| Given request |
Taking the data below, please print only the lines from the line holding "Clone this chart in matplotlib." to the line holding "import numpy as np", inclusive, with pictures omitted.

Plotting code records
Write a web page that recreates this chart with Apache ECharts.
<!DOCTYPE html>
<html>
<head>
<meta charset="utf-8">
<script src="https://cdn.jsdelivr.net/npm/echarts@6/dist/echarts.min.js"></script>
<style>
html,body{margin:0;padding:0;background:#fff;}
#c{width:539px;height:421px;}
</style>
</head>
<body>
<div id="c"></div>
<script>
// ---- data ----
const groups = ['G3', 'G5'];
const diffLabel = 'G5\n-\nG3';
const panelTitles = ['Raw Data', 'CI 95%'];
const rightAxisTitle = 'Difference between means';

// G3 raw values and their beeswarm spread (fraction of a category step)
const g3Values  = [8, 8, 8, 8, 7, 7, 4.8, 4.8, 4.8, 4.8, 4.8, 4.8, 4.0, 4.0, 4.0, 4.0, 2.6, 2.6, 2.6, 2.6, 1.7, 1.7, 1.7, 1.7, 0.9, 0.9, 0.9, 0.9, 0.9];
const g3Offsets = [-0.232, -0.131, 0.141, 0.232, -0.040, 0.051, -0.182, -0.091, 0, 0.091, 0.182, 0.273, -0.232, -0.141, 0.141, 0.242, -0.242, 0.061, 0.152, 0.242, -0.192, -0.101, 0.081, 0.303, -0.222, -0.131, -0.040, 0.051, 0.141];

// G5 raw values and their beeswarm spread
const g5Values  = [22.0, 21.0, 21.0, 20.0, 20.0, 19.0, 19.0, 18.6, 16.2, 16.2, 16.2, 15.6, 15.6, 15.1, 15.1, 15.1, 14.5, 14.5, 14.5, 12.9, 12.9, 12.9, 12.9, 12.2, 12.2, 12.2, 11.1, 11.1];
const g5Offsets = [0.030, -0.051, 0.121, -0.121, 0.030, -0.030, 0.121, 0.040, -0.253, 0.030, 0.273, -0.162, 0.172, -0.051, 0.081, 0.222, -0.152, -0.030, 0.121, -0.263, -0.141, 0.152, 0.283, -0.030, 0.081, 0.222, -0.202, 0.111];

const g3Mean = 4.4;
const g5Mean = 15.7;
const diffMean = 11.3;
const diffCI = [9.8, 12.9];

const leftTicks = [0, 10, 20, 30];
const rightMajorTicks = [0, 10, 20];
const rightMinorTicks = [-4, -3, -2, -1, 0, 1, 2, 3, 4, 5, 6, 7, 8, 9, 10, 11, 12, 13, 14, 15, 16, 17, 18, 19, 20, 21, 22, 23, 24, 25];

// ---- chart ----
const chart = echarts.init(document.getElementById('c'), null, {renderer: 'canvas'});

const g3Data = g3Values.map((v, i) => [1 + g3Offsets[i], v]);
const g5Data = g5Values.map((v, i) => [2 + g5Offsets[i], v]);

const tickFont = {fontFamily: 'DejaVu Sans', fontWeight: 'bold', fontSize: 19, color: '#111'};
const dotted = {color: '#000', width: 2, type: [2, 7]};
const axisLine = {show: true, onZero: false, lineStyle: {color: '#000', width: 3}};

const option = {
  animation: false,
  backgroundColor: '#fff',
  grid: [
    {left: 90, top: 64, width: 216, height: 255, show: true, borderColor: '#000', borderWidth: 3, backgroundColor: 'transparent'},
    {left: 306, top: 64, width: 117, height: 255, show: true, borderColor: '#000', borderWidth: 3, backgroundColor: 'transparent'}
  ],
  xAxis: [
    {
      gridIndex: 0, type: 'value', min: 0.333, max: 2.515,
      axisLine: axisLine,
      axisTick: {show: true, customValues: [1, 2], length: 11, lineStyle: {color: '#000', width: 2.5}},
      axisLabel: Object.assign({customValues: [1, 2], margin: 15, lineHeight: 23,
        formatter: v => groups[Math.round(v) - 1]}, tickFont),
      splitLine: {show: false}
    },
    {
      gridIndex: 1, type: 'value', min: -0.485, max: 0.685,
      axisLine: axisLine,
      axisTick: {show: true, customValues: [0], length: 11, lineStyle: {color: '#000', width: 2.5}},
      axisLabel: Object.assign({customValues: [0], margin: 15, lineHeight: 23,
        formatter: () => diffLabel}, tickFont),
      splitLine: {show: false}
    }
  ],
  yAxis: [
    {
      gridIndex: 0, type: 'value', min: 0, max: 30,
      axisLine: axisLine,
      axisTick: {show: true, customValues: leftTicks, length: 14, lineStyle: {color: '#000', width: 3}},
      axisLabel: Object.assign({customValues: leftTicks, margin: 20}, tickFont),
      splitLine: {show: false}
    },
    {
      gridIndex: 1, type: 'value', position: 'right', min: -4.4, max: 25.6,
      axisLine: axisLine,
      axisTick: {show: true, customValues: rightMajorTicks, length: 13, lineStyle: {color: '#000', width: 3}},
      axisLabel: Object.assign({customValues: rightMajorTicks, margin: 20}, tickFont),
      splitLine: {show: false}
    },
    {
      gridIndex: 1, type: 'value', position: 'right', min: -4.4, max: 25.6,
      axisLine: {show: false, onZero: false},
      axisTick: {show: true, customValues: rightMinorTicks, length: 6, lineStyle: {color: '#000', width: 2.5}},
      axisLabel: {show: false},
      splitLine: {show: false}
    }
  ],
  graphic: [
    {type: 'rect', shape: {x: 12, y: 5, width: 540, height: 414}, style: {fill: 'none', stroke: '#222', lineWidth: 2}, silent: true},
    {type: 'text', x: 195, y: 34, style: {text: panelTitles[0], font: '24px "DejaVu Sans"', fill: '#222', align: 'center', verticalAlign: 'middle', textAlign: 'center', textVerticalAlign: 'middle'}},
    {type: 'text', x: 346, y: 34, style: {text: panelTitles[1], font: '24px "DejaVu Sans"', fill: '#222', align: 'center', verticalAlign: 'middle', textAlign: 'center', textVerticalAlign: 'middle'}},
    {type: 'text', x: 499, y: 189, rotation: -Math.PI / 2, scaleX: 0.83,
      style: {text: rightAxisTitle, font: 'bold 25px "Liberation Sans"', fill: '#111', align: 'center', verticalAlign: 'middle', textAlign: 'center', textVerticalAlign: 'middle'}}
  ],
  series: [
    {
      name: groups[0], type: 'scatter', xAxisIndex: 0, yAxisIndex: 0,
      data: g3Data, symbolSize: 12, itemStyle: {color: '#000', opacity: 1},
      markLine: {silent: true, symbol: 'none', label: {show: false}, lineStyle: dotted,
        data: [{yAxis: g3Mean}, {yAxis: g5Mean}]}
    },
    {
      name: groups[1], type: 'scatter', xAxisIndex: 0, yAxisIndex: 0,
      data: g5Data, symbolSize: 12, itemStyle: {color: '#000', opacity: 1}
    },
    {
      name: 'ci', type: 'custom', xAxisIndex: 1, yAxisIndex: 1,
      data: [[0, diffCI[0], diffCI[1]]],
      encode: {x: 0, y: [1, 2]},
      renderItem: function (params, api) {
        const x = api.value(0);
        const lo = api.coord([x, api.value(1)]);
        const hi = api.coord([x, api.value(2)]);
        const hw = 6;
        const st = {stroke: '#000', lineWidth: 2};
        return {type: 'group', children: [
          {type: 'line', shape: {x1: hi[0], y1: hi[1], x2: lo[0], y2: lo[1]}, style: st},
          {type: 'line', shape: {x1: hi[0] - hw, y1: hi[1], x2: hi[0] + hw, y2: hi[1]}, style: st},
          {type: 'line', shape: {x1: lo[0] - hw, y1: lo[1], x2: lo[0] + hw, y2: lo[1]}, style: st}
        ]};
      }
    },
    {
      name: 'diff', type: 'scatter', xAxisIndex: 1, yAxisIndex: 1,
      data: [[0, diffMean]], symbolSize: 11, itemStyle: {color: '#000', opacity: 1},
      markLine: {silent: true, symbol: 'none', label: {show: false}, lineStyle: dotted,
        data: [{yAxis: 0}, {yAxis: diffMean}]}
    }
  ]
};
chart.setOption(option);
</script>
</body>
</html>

--

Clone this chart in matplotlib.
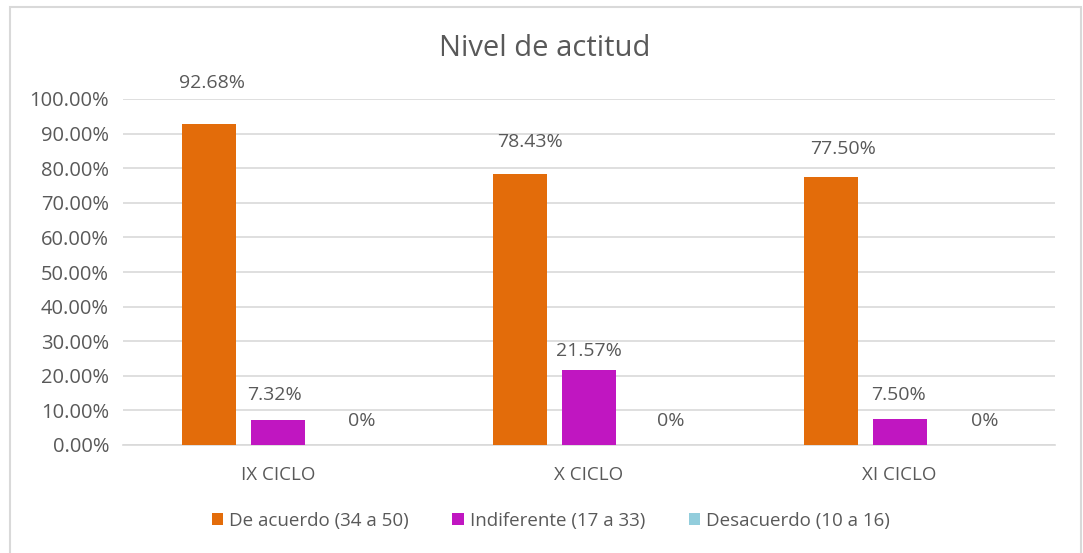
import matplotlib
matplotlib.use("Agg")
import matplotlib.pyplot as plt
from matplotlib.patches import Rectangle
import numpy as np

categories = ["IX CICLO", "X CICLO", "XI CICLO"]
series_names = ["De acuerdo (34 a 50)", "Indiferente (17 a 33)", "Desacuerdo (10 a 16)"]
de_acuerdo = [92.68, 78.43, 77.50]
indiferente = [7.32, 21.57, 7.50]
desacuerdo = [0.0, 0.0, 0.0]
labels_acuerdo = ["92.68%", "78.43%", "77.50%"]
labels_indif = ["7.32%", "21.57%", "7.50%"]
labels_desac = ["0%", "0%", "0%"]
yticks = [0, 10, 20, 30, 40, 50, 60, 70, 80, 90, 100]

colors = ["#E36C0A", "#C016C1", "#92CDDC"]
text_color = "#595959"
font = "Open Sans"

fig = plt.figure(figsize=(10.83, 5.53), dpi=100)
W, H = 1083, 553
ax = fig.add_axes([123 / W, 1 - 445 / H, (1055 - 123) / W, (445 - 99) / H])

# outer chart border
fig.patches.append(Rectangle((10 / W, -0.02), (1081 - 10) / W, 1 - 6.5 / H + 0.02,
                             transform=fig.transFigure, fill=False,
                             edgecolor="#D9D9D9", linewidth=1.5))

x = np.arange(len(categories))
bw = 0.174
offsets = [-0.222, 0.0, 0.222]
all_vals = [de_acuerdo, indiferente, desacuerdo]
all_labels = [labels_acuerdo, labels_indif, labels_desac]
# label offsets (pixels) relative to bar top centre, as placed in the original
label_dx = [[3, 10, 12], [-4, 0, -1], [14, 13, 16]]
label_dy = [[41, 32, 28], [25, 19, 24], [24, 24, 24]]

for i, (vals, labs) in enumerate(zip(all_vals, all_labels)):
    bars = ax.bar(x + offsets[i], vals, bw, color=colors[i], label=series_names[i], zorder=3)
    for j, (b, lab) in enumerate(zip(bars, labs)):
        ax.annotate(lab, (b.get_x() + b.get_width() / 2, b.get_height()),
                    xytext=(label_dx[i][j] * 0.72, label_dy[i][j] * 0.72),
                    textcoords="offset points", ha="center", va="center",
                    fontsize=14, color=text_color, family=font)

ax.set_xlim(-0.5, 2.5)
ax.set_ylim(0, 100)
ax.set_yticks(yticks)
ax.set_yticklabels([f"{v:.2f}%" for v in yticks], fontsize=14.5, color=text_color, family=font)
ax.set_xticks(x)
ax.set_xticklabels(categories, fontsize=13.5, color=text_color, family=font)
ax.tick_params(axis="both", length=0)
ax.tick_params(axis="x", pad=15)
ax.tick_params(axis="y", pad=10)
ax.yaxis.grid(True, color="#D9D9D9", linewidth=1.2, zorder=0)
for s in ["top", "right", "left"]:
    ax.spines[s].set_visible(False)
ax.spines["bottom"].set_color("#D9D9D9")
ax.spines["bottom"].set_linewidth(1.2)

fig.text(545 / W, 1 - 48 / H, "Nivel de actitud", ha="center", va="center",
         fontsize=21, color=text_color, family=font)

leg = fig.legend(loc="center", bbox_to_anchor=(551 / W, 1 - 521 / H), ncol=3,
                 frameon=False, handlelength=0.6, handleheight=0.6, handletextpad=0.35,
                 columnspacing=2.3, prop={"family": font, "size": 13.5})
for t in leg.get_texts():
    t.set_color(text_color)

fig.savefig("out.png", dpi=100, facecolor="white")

| Full answer |
Clone this chart in matplotlib.
import matplotlib
matplotlib.use("Agg")
import matplotlib.pyplot as plt
from matplotlib.patches import Rectangle
import numpy as np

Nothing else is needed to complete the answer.